▶ Given task: Leave out any pictures and transcribe all other data below exactly.

▶ Provided material:
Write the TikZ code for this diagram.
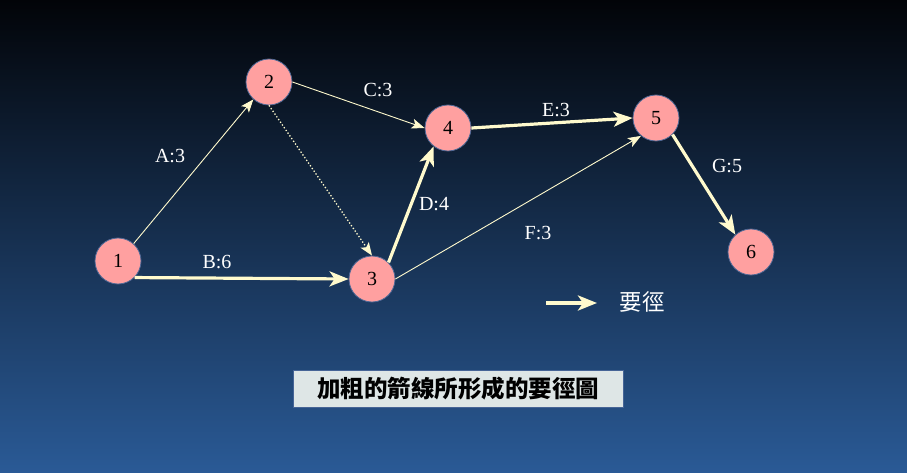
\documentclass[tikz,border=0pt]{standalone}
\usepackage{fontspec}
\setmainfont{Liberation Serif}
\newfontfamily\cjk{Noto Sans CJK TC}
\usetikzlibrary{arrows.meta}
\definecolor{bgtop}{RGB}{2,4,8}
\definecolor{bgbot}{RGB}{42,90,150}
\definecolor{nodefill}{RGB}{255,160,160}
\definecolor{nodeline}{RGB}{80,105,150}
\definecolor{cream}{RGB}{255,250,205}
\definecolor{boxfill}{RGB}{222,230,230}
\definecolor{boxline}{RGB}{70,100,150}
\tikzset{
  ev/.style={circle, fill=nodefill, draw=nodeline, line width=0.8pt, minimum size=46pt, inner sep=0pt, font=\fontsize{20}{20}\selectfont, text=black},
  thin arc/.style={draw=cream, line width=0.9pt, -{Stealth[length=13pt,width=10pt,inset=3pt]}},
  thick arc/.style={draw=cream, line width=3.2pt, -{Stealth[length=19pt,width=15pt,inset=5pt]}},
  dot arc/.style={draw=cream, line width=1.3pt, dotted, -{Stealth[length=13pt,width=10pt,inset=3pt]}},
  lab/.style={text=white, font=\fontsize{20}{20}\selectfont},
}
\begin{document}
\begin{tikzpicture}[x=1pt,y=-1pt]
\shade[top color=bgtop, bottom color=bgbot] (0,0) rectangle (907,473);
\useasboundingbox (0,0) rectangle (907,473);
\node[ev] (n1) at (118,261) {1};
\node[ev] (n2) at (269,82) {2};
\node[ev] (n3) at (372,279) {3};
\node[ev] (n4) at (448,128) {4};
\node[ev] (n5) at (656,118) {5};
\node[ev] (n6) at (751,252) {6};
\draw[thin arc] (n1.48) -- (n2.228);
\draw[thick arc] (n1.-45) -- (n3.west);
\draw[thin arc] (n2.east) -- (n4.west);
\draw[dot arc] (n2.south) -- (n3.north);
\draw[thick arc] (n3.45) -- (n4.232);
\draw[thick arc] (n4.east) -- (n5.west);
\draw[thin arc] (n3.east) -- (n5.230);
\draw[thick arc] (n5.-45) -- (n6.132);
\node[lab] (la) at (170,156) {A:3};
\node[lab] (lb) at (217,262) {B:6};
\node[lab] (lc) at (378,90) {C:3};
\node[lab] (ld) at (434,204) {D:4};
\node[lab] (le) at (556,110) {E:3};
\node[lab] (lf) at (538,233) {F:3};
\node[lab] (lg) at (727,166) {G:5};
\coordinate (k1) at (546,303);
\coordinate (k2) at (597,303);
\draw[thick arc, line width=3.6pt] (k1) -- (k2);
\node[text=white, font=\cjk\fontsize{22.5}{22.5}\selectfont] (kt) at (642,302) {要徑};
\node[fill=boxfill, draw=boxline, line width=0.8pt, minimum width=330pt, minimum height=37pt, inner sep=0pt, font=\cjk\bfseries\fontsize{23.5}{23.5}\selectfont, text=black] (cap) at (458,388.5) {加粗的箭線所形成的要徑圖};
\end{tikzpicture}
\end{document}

▶ Response to the exercise:
Write the TikZ code for this diagram.
\documentclass[tikz,border=0pt]{standalone}
\usepackage{fontspec}
\setmainfont{Liberation Serif}
\newfontfamily\cjk{Noto Sans CJK TC}
\usetikzlibrary{arrows.meta}
\definecolor{bgtop}{RGB}{2,4,8}
\definecolor{bgbot}{RGB}{42,90,150}
\definecolor{nodefill}{RGB}{255,160,160}
\definecolor{nodeline}{RGB}{80,105,150}
\definecolor{cream}{RGB}{255,250,205}
\definecolor{boxfill}{RGB}{222,230,230}
\definecolor{boxline}{RGB}{70,100,150}
\tikzset{
  ev/.style={circle, fill=nodefill, draw=nodeline, line width=0.8pt, minimum size=46pt, inner sep=0pt, font=\fontsize{20}{20}\selectfont, text=black},
  thin arc/.style={draw=cream, line width=0.9pt, -{Stealth[length=13pt,width=10pt,inset=3pt]}},
  thick arc/.style={draw=cream, line width=3.2pt, -{Stealth[length=19pt,width=15pt,inset=5pt]}},
  dot arc/.style={draw=cream, line width=1.3pt, dotted, -{Stealth[length=13pt,width=10pt,inset=3pt]}},
  lab/.style={text=white, font=\fontsize{20}{20}\selectfont},
}
\begin{document}
\begin{tikzpicture}[x=1pt,y=-1pt]
\shade[top color=bgtop, bottom color=bgbot] (0,0) rectangle (907,473);
\useasboundingbox (0,0) rectangle (907,473);
\node[ev] (n1) at (118,261) {1};
\node[ev] (n2) at (269,82) {2};
\node[ev] (n3) at (372,279) {3};
\node[ev] (n4) at (448,128) {4};
\node[ev] (n5) at (656,118) {5};
\node[ev] (n6) at (751,252) {6};
\draw[thin arc] (n1.48) -- (n2.228);
\draw[thick arc] (n1.-45) -- (n3.west);
\draw[thin arc] (n2.east) -- (n4.west);
\draw[dot arc] (n2.south) -- (n3.north);
\draw[thick arc] (n3.45) -- (n4.232);
\draw[thick arc] (n4.east) -- (n5.west);
\draw[thin arc] (n3.east) -- (n5.230);
\draw[thick arc] (n5.-45) -- (n6.132);
\node[lab] (la) at (170,156) {A:3};
\node[lab] (lb) at (217,262) {B:6};
\node[lab] (lc) at (378,90) {C:3};
\node[lab] (ld) at (434,204) {D:4};
\node[lab] (le) at (556,110) {E:3};
\node[lab] (lf) at (538,233) {F:3};
\node[lab] (lg) at (727,166) {G:5};
\coordinate (k1) at (546,303);
\coordinate (k2) at (597,303);
\draw[thick arc, line width=3.6pt] (k1) -- (k2);
\node[text=white, font=\cjk\fontsize{22.5}{22.5}\selectfont] (kt) at (642,302) {要徑};
\node[fill=boxfill, draw=boxline, line width=0.8pt, minimum width=330pt, minimum height=37pt, inner sep=0pt, font=\cjk\bfseries\fontsize{23.5}{23.5}\selectfont, text=black] (cap) at (458,388.5) {加粗的箭線所形成的要徑圖};
\end{tikzpicture}
\end{document}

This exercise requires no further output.